▶ _Written problem_:
Quote the whole listing verbatim.

▶ _Data segment_:
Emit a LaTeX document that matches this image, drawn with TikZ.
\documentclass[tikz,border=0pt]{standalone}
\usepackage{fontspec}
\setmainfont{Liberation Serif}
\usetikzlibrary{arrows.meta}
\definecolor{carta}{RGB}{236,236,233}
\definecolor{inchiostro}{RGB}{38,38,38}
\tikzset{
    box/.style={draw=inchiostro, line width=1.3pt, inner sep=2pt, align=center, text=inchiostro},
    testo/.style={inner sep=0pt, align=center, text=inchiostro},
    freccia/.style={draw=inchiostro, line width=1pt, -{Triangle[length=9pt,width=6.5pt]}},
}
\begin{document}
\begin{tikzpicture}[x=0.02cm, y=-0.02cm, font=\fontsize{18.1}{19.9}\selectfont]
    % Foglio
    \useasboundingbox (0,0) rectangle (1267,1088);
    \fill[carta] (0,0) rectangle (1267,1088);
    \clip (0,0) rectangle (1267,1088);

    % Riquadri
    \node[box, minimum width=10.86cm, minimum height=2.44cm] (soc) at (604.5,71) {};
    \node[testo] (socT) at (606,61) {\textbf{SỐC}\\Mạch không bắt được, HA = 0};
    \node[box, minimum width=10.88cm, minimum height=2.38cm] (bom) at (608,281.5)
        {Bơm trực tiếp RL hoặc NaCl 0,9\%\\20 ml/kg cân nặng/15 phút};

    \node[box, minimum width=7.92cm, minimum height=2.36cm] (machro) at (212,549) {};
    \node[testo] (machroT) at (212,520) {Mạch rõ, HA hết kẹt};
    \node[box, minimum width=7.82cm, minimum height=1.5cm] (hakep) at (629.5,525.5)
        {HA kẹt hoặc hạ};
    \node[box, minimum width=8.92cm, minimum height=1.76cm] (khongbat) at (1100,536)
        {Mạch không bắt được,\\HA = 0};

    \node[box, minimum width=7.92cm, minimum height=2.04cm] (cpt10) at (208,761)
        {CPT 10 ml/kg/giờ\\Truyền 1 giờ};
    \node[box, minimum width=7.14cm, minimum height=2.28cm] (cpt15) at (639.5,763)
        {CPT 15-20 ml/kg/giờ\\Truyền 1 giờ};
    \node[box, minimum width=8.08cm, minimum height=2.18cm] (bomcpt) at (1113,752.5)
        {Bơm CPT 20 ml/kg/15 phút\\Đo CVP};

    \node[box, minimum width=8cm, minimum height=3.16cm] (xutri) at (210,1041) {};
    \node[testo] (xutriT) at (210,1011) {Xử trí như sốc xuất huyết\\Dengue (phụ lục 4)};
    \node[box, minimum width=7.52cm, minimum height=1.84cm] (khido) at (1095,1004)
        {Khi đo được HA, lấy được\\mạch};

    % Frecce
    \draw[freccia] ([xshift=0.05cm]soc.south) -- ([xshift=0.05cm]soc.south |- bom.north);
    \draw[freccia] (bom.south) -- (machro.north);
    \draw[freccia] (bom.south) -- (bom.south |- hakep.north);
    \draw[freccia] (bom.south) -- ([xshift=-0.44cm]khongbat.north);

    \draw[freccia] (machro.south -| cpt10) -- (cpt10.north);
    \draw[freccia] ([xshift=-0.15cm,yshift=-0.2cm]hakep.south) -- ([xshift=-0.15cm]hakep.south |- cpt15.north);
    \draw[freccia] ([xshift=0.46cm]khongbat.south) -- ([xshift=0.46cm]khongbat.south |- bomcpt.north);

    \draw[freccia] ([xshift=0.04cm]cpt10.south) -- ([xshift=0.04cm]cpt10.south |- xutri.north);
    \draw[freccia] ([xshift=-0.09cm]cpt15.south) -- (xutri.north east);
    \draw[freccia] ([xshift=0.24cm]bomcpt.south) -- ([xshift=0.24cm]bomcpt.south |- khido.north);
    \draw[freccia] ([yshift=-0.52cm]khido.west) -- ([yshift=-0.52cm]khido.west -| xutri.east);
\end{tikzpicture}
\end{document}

▶ _Answer for the task_:
Emit a LaTeX document that matches this image, drawn with TikZ.
\documentclass[tikz,border=0pt]{standalone}
\usepackage{fontspec}
\setmainfont{Liberation Serif}
\usetikzlibrary{arrows.meta}
\definecolor{carta}{RGB}{236,236,233}
\definecolor{inchiostro}{RGB}{38,38,38}
\tikzset{
    box/.style={draw=inchiostro, line width=1.3pt, inner sep=2pt, align=center, text=inchiostro},
    testo/.style={inner sep=0pt, align=center, text=inchiostro},
    freccia/.style={draw=inchiostro, line width=1pt, -{Triangle[length=9pt,width=6.5pt]}},
}
\begin{document}
\begin{tikzpicture}[x=0.02cm, y=-0.02cm, font=\fontsize{18.1}{19.9}\selectfont]
    % Foglio
    \useasboundingbox (0,0) rectangle (1267,1088);
    \fill[carta] (0,0) rectangle (1267,1088);
    \clip (0,0) rectangle (1267,1088);

    % Riquadri
    \node[box, minimum width=10.86cm, minimum height=2.44cm] (soc) at (604.5,71) {};
    \node[testo] (socT) at (606,61) {\textbf{SỐC}\\Mạch không bắt được, HA = 0};
    \node[box, minimum width=10.88cm, minimum height=2.38cm] (bom) at (608,281.5)
        {Bơm trực tiếp RL hoặc NaCl 0,9\%\\20 ml/kg cân nặng/15 phút};

    \node[box, minimum width=7.92cm, minimum height=2.36cm] (machro) at (212,549) {};
    \node[testo] (machroT) at (212,520) {Mạch rõ, HA hết kẹt};
    \node[box, minimum width=7.82cm, minimum height=1.5cm] (hakep) at (629.5,525.5)
        {HA kẹt hoặc hạ};
    \node[box, minimum width=8.92cm, minimum height=1.76cm] (khongbat) at (1100,536)
        {Mạch không bắt được,\\HA = 0};

    \node[box, minimum width=7.92cm, minimum height=2.04cm] (cpt10) at (208,761)
        {CPT 10 ml/kg/giờ\\Truyền 1 giờ};
    \node[box, minimum width=7.14cm, minimum height=2.28cm] (cpt15) at (639.5,763)
        {CPT 15-20 ml/kg/giờ\\Truyền 1 giờ};
    \node[box, minimum width=8.08cm, minimum height=2.18cm] (bomcpt) at (1113,752.5)
        {Bơm CPT 20 ml/kg/15 phút\\Đo CVP};

    \node[box, minimum width=8cm, minimum height=3.16cm] (xutri) at (210,1041) {};
    \node[testo] (xutriT) at (210,1011) {Xử trí như sốc xuất huyết\\Dengue (phụ lục 4)};
    \node[box, minimum width=7.52cm, minimum height=1.84cm] (khido) at (1095,1004)
        {Khi đo được HA, lấy được\\mạch};

    % Frecce
    \draw[freccia] ([xshift=0.05cm]soc.south) -- ([xshift=0.05cm]soc.south |- bom.north);
    \draw[freccia] (bom.south) -- (machro.north);
    \draw[freccia] (bom.south) -- (bom.south |- hakep.north);
    \draw[freccia] (bom.south) -- ([xshift=-0.44cm]khongbat.north);

    \draw[freccia] (machro.south -| cpt10) -- (cpt10.north);
    \draw[freccia] ([xshift=-0.15cm,yshift=-0.2cm]hakep.south) -- ([xshift=-0.15cm]hakep.south |- cpt15.north);
    \draw[freccia] ([xshift=0.46cm]khongbat.south) -- ([xshift=0.46cm]khongbat.south |- bomcpt.north);

    \draw[freccia] ([xshift=0.04cm]cpt10.south) -- ([xshift=0.04cm]cpt10.south |- xutri.north);
    \draw[freccia] ([xshift=-0.09cm]cpt15.south) -- (xutri.north east);
    \draw[freccia] ([xshift=0.24cm]bomcpt.south) -- ([xshift=0.24cm]bomcpt.south |- khido.north);
    \draw[freccia] ([yshift=-0.52cm]khido.west) -- ([yshift=-0.52cm]khido.west -| xutri.east);
\end{tikzpicture}
\end{document}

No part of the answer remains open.